ARD.de: Aber die Betreiberfirmen großer Kundenkartensysteme wie Payback betonen, dass sie nicht im Detail wissen, welches Produkt der Kunde gekauft hat ...

Tangens: Wenn Sie mit ihrer Real-Paybackkarte bei Real einkaufen, dann haben Sie Ihre Daten Real preisgegeben, selbst wenn Payback sie nicht zentral speichert. Und auch wenn die Datensätze derzeit vielleicht noch nicht ausgewertet werden - die Datenbanken, mit denen diese Firmen arbeiten, sind darauf angelegt, die Produkte einzeln zu erfassen. Alexander Rittweger, Geschäftsführer von Loyalty Partner – der Firma, die hinter Payback steht –, hat in einem Interview auch nahe gelegt, dass einzelne Produkte analysiert werden sollen, zum Beispiel in Bezug auf die Packungsgröße. Die Möglichkeit ist also da, und die grundsätzliche Einwilligung der meisten Kunden auch.

ARD.de: Was werfen Sie Firmen wie Loyalty Partner, Betreiber von Payback, oder CAP, Betreiber von Happy Digits, vor?

Tangens: Es geht bei den Bonussystemen nicht wirklich um Kundenbindung, sondern knallhart ums Datensammeln. Aber die Kundenkartenanbieter verschleiern ihre wahren Absichten. Dadurch können sich die Menschen nicht vorstellen, dass Ihnen echte Nachteile entstehen. Nehmen Sie den Fall Tchibo, bei dem Kundendaten an einen Adressenhändler weitergegeben wurden. In den Geschäftsbedingungen hieß es: "Die Weitergabe Ihrer [...] persönlichen Daten an unberechtigte Dritte außerhalb des Unternehmens Tchibo ist grundsätzlich ausgeschlossen." Daraus schließen arglose Menschen, dass die Daten auf keinen Fall weitergegeben werden. Das Gegenteil ist der Fall, denn es gibt auch berechtigte Dritte – nämlich Unternehmen, mit denen Tchibo einen Vertrag geschlossen hat. Tchibo sagt, das ist doch legal. Wenn das Unternehmen die Kunden vorher gefragt hätte: "Sind Sie einverstanden, dass Ihre Adresse, angereichert mit Wohnortgröße, Kaufkraft und Versandhandelsneigung auf dem kommerziellen Adressmarkt verkauft wird?" – dann wäre es fair gewesen. Es bleibt die Frage, wer da "ja" angekreuzt hätte.

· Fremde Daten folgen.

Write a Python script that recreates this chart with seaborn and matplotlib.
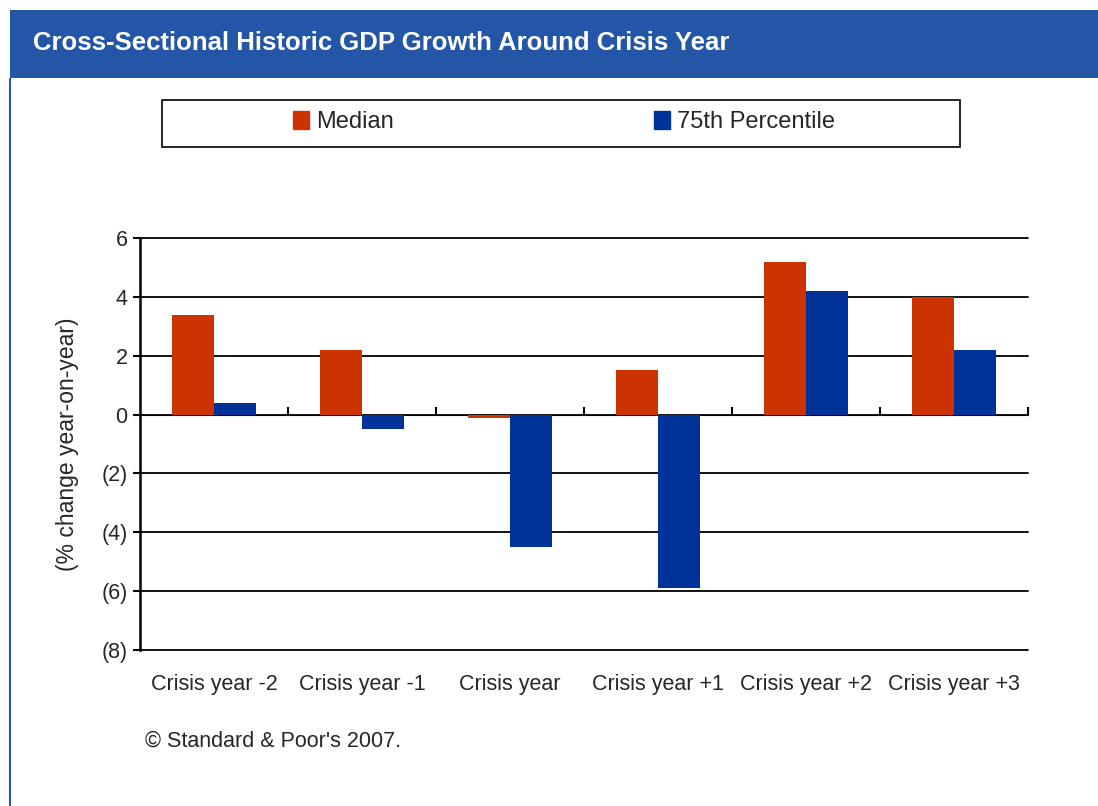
import seaborn as sns
import matplotlib.pyplot as plt
import matplotlib.patches as mpatches
import pandas as pd

## Data ##
categories = ['Crisis year -2', 'Crisis year -1', 'Crisis year',
              'Crisis year +1', 'Crisis year +2', 'Crisis year +3']
median_vals = [3.4, 2.2, -0.1, 1.5, 5.2, 4.0]
pct75_vals = [0.4, -0.5, -4.5, -5.9, 4.2, 2.2]
series_names = ['Median', '75th Percentile']
y_ticks = [6, 4, 2, 0, -2, -4, -6, -8]
y_tick_labels = ['6', '4', '2', '0', '(2)', '(4)', '(6)', '(8)']

colors = ['#CC3300', '#003399']
bar_blue = '#2456A8'

## Long format for seaborn ##
df = pd.DataFrame({
    'Category': categories * 2,
    'Value': median_vals + pct75_vals,
    'Series': [series_names[0]] * len(categories) + [series_names[1]] * len(categories),
})

sns.set_style('white')
plt.rcParams['font.family'] = ['Liberation Sans', 'DejaVu Sans']

fig = plt.figure(figsize=(10.98, 8.06), dpi=100)
fig.patch.set_facecolor('white')

# title bar and left border #
fig.patches.append(mpatches.Rectangle((10 / 1098, 1 - 78 / 806), 1, 68 / 806,
                                      transform=fig.transFigure, facecolor=bar_blue,
                                      edgecolor='none', zorder=0))
fig.patches.append(mpatches.Rectangle((9 / 1098, 0), 2 / 1098, 1 - 78 / 806,
                                      transform=fig.transFigure, facecolor=bar_blue,
                                      edgecolor='none', zorder=0))
fig.text(33 / 1098, 1 - 43 / 806, 'Cross-Sectional Historic GDP Growth Around Crisis Year',
         color='white', fontsize=18.5, fontweight='bold', va='center', ha='left')

ax = fig.add_axes([140 / 1098, 1 - 650 / 806, 888 / 1098, 412 / 806])
sns.barplot(data=df, x='Category', y='Value', hue='Series', palette=colors,
            saturation=1, width=0.57, gap=0, ax=ax, legend=False, linewidth=0)

ymin, ymax = -8, 6
ax.set_ylim(ymin, ymax)
ax.set_xlim(-0.5, len(categories) - 0.5)
ax.set_yticks(y_ticks)
ax.set_yticklabels(y_tick_labels, fontsize=15.5)
ax.set_xticks(range(len(categories)))
ax.set_xticklabels(categories, fontsize=15.5)
ax.tick_params(axis='x', length=0, pad=17)
ax.tick_params(axis='y', length=5, width=1.5, direction='out', left=True, pad=4, color='black')
ax.grid(axis='y', color='black', linewidth=1.3)
for gl in ax.get_ygridlines():
    gl.set_clip_on(False)
ax.set_axisbelow(True)
for s in ['top', 'right', 'bottom']:
    ax.spines[s].set_visible(False)
ax.spines['left'].set_linewidth(1.8)
ax.spines['left'].set_color('black')
ax.set_xlabel('')
ax.set_ylabel('(% change year-on-year)', fontsize=16.5, labelpad=16)

# zero line with category separator ticks #
zero_ax = ax.secondary_xaxis((0 - ymin) / (ymax - ymin))
zero_ax.set_xticks([i - 0.5 for i in range(1, len(categories) + 1)])
zero_ax.set_xticklabels([])
zero_ax.tick_params(axis='x', length=6, width=1.5, direction='out', color='black')
zero_ax.spines['bottom'].set_linewidth(1.5)
zero_ax.spines['bottom'].set_color('black')

# legend #
fig.patches.append(mpatches.Rectangle((162 / 1098, 1 - 147 / 806), 798 / 1098, 47 / 806,
                                      transform=fig.transFigure, facecolor='white',
                                      edgecolor='black', linewidth=1.2, zorder=1))
handles = [mpatches.Patch(color=c) for c in colors]
fig.legend(handles, series_names, loc='center', ncol=2,
           bbox_to_anchor=(564 / 1098, 1 - 122 / 806), frameon=False, fontsize=17,
           handlelength=0.7, handleheight=0.8, handletextpad=0.3, columnspacing=11)

fig.text(145 / 1098, 1 - 741 / 806, "\u00a9 Standard & Poor's 2007.", fontsize=15.5,
         va='center', ha='left')

plt.savefig('out.png', dpi=100)
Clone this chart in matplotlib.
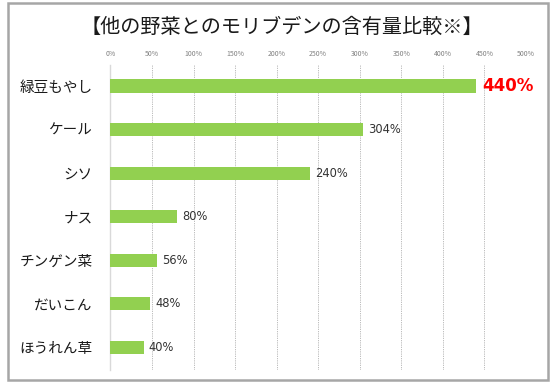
import matplotlib.pyplot as plt
from matplotlib.patches import Rectangle

plt.rcParams['font.family'] = ['Noto Sans CJK JP', 'DejaVu Sans']

# data
vegetables = ['緑豆もやし', 'ケール', 'シソ', 'ナス', 'チンゲン菜', 'だいこん', 'ほうれん草']
ratio_pct = [440, 304, 240, 80, 56, 48, 40]
x_ticks = [0, 50, 100, 150, 200, 250, 300, 350, 400, 450, 500]
title = '【他の野菜とのモリブデンの含有量比較※】'

bar_green = '#92D050'

fig = plt.figure(figsize=(5.51, 3.83), dpi=100)
ax = fig.add_axes([0.2005, 0.034, 0.754, 0.796])

ypos = list(range(len(vegetables)))
ax.barh(ypos, ratio_pct, height=0.3, color=bar_green, zorder=3)

# value labels
for i, v in enumerate(ratio_pct):
    if i == 0:
        ax.text(v + 7, i, f'{v}%', va='center', ha='left', fontsize=12,
                fontweight='bold', color='#FF0000', family='DejaVu Sans')
    else:
        ax.text(v + 6, i, f'{v}%', va='center', ha='left', fontsize=8.3,
                color='#333333', family='DejaVu Sans')

ax.set_xlim(0, 500)
ax.set_ylim(6.52, -0.48)
ax.set_xticks(x_ticks)
ax.set_xticklabels([f'{t}%' for t in x_ticks])
ax.xaxis.tick_top()
ax.tick_params(axis='x', length=0, pad=5, labelsize=5, labelcolor='#808080')
ax.set_yticks(ypos)
ax.set_yticklabels(vegetables, fontsize=10.5, color='#1a1a1a')
ax.tick_params(axis='y', length=0, pad=13)

ax.grid(axis='x', color='#b3b3b3', linestyle=(0, (1.5, 1.2)), linewidth=0.6, zorder=0)
ax.xaxis.get_gridlines()[0].set_visible(False)
for s in ['top', 'right', 'bottom']:
    ax.spines[s].set_visible(False)
ax.spines['left'].set_color('#d9d9d9')
ax.spines['left'].set_linewidth(1.0)

fig.text(0.512, 0.928, title, ha='center', va='center', fontsize=14.5, color='#1a1a1a')

# outer frame
fig.patches.append(Rectangle((8 / 551, 3 / 383), 540 / 551, 377 / 383,
                             transform=fig.transFigure, fill=False,
                             edgecolor='#a6a6a6', linewidth=1.8))

fig.savefig('out.png', dpi=100)
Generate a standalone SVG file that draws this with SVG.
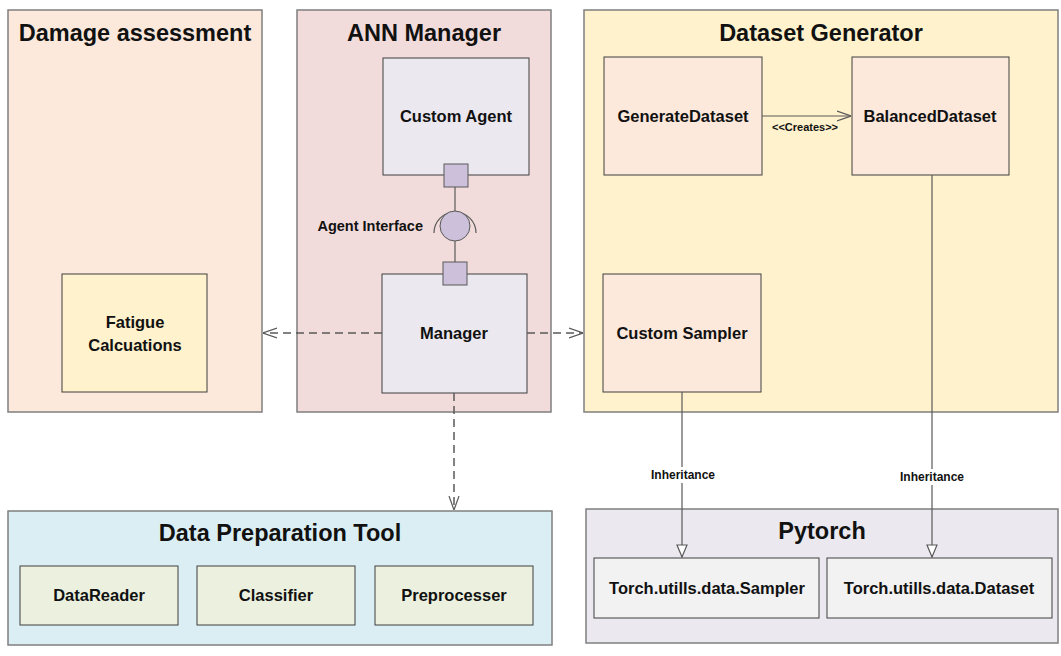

ARD.de: Worauf sollte man also achten?

Tangens: Wenn Sie etwas unterschreiben, sollten Sie immer genau auf die Informationen achten, die angeben, wie Ihre Daten verarbeitet werden. Dann sollten Sie überlegen, welche Daten für Ihr Anliegen wirklich notwendig sind und nur diese angeben – und alles durchstreichen, was Ihnen nicht plausibel erscheint. Zu erwähnen sind auch positive Beispiele, wie die Aktion von Aral, bei der Autofahrer Marken sammeln, die sie in ein Heft einkleben müssen. Um die Punkte gegen Prämien einzutauschen, muss man keine persönlichen Daten angeben. Das zeigt: Kundenbindung geht auch anders.